An example snipped from page 28 of 'Programming the 65816' by Eyes and Litchy
Granted, it doesn't show how the boxes connect, but it shows which elements are available to the programmer, and can even be colour coded to show what is write only, what is read only, and what is read/write.
AJL
Yes. The block diagram could then be referenced to what registers have to be set and the instruction description could reference the order.
The mode registers could then be individually blocked with the settings tables. This in turn could then also be used to reference the Boolean pin Diagrams.
Regards
Bob (WRD)
With hub-ops the cogs are time-sliced for accessing common resources like Cordic, HUBSET and hubRAM. The mode registers there are not in the cogs. The instructions for setting take extra clocks to complete because of this arbitration and distance.
The pins/smartpins mode registers are way off in each smartpin. The mechanism is different to even the hub. With pins, every cog can talk over each other to any arbitrary pin. Chip has described how it works in the past but I don't remember the details myself. The routing resources required to make that work as fast as it does may have been the reason why we didn't end up getting the full 16 cogs.
As for an equivalent programming model. Much of the special purpose internals of a cog are not accessible. The Q register wasn't even meant to be readable. Chip was surprised when we discovered we could read it. Program Counter is one that is not readable but obviously does exist ... well, except by a CALL+POP combo.
There is a bunch of hidden status flags. Only C and Z visible for general use. The event system will be chocker with flags.
504 accumulators (general registers).
PTRA and PTRB can be used for stack pointers but there is also the hidden hardware stack.
Much of the Prop2 instruction set is specific instructions to manage all these hidden bits. That is why I've stated in the past that the architecture is strongly load/store oriented.
At one point I suggested maybe a clearer focus on load/store might help.
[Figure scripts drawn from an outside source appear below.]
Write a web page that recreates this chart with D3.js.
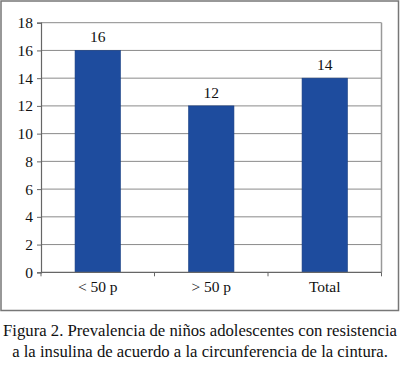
<!DOCTYPE html>
<html>
<head>
<meta charset="utf-8">
<script src="https://cdn.jsdelivr.net/npm/d3@7"></script>
<style>
  body { margin: 0; background: #fff; }
  svg text { fill: #111; }
</style>
</head>
<body>
<svg id="chart" width="400" height="365" font-family="'Liberation Serif', 'Times New Roman', 'DejaVu Serif', serif"></svg>
<script>
// data
const categories = ['< 50 p', '> 50 p', 'Total'];
const values = [16, 12, 14];
const yTicks = [0, 2, 4, 6, 8, 10, 12, 14, 16, 18];
const captionLines = [
  'Figura 2. Prevalencia de niños adolescentes con resistencia',
  'a la insulina de acuerdo a la circunferencia de la cintura.'
];

const svg = d3.select('#chart');
const serif = "'Liberation Serif', 'Times New Roman', 'DejaVu Serif', serif";

// outer frame
svg.append('rect')
   .attr('x', 1).attr('y', 1)
   .attr('width', 397.5).attr('height', 309.5)
   .attr('fill', 'none')
   .attr('stroke', '#777')
   .attr('stroke-width', 1.5);

const plotLeft = 41, plotRight = 381.5, plotTop = 22.7, plotBottom = 272.3;

const x = d3.scaleBand()
    .domain(categories)
    .range([plotLeft, plotRight])
    .paddingInner(0.6)
    .paddingOuter(0.3);

const y = d3.scaleLinear()
    .domain([0, 18])
    .range([plotBottom, plotTop]);

// gridlines
svg.append('g')
   .selectAll('line')
   .data(yTicks.filter(d => d > 0))
   .join('line')
   .attr('x1', plotLeft).attr('x2', plotRight)
   .attr('y1', d => y(d)).attr('y2', d => y(d))
   .attr('stroke', '#8a8a8a')
   .attr('stroke-width', 1);

// plot area right border
svg.append('line')
   .attr('x1', plotRight).attr('x2', plotRight)
   .attr('y1', plotTop).attr('y2', plotBottom)
   .attr('stroke', '#999')
   .attr('stroke-width', 1.5);

// bars
svg.append('g')
   .selectAll('rect')
   .data(values)
   .join('rect')
   .attr('x', (d, i) => x(categories[i]))
   .attr('y', d => y(d))
   .attr('width', x.bandwidth())
   .attr('height', d => y(0) - y(d))
   .attr('fill', '#1e4c9e')
   .attr('stroke', '#173d80')
   .attr('stroke-width', 0.6);

// value labels
svg.append('g')
   .selectAll('text')
   .data(values)
   .join('text')
   .attr('x', (d, i) => x(categories[i]) + x.bandwidth() / 2)
   .attr('y', d => y(d) - 8)
   .attr('text-anchor', 'middle')
   .attr('font-family', serif)
   .attr('font-size', 15.5)
   .text(d => d);

// y axis
const yAxis = d3.axisLeft(y)
    .tickValues(yTicks)
    .tickSize(4)
    .tickPadding(4)
    .tickFormat(d3.format('d'));

const gy = svg.append('g')
   .attr('transform', `translate(${plotLeft},0)`)
   .call(yAxis)
   .attr('font-family', serif)
   .attr('font-size', 15.5);
gy.select('.domain').attr('stroke', '#666').attr('stroke-width', 1.2);
gy.selectAll('.tick line').attr('stroke', '#666');
gy.selectAll('.tick text').attr('fill', '#111');

// x axis
const gx = svg.append('g')
   .attr('transform', `translate(0,${plotBottom})`);
gx.append('line')
  .attr('x1', plotLeft).attr('x2', plotRight)
  .attr('stroke', '#666').attr('stroke-width', 1.2);
const boundaries = [plotLeft].concat(categories.map(c => x(c) + x.bandwidth() / 2 + x.step() / 2));
gx.selectAll('.xt')
  .data(boundaries)
  .join('line')
  .attr('class', 'xt')
  .attr('x1', d => d).attr('x2', d => d)
  .attr('y1', 0).attr('y2', 4)
  .attr('stroke', '#666');
gx.selectAll('text')
  .data(categories)
  .join('text')
  .attr('x', d => x(d) + x.bandwidth() / 2)
  .attr('y', 20)
  .attr('text-anchor', 'middle')
  .attr('font-family', serif)
  .attr('font-size', 15.5)
  .text(d => d);

// caption, sized so the first line spans about 394px
const caption = svg.append('g')
   .attr('font-family', serif)
   .attr('font-size', 17);
caption.selectAll('text')
   .data(captionLines)
   .join('text')
   .attr('x', 200)
   .attr('y', (d, i) => 336 + i * 21)
   .attr('text-anchor', 'middle')
   .text(d => d);
const w = caption.select('text').node().getComputedTextLength();
if (w > 0) caption.attr('font-size', 17 * 394 / w);
</script>
</body>
</html>
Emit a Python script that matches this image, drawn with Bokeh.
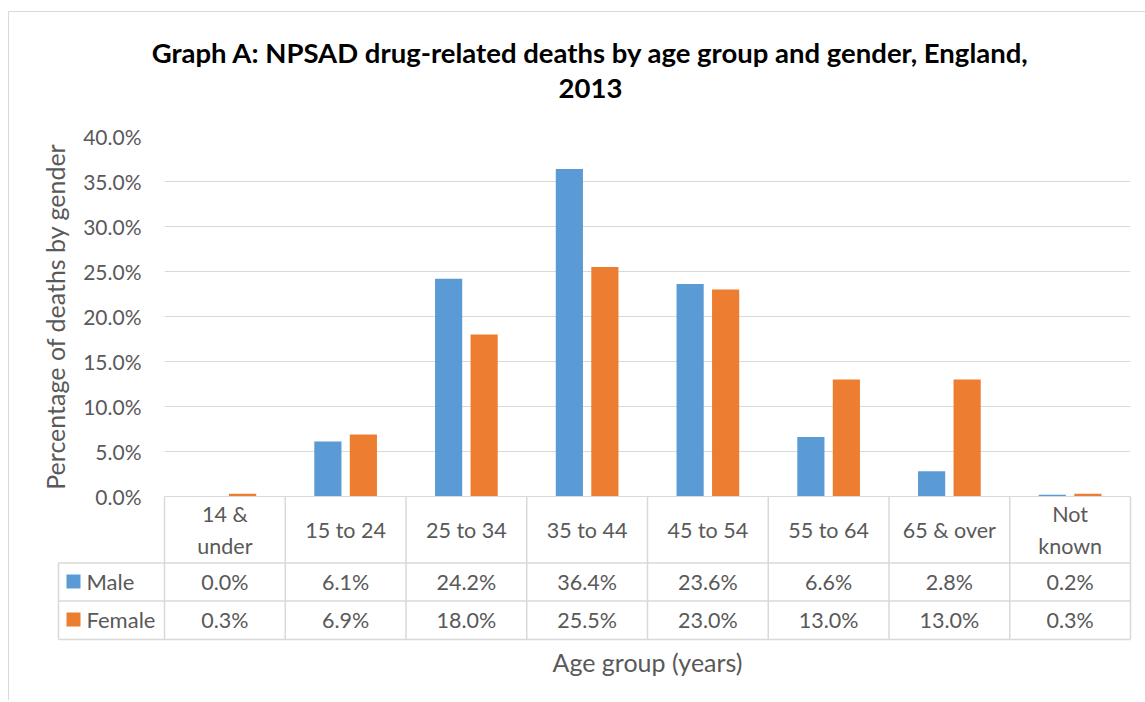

I didn't make a clear case myself though, so it wasn't received well.
Nice picture! I think, something like this is good to get an overview. Perhaps the paths for addresses could be included? You could then see, that LUT is always addressed indirectly. As far as I understand, the streamer can access HUB Ram too? ( I have not yet used it. ) Perhaps it would make sense to include the cordic into the picture as well.
For more details I think, that text describing the hardware functions together with the PASM instructions including examples are necessary. Parallax has done excellent documents in the past: https://nagasm.org/ASL/Propeller/printedPDF/AN001Counters10.pdf
That FIFO at the bottom is a critical part of streamer access to hubRAM. Sometimes I've noticed Chip even call it the streamer, maybe accidentally. The FIFO is shared between the cog and its streamer. Streamers are slightly oddball in that they are built into each cog, using both the FIFO and lutRAM, but otherwise kind of live their own lives detached from the associated cog.
Of course the program counter is readable! LOC with zero offset will do the trick. Not sure if you can actually assemble that though...
loc pa,#$
maybe?The event flags can also be tested non-destructively, I think, using the conditional branch instructions.
The CORDIC lives in the hub, so I guess it just uses the same connections as memory access. It gets 3x32 bit inputs though...
And yes, the connection between streamer and FIFO is missing.
I thought about drawing separate address busses, but it's harder to guess where the addresses are coming from...
They're not intended as readable I guess is the point. The fact that many are derivable is incidental.
An easy way to resolve that might be to just mark them as internal, or special. People benefit by knowing they're there, and then how to actually get information to and from them can be a special section as well.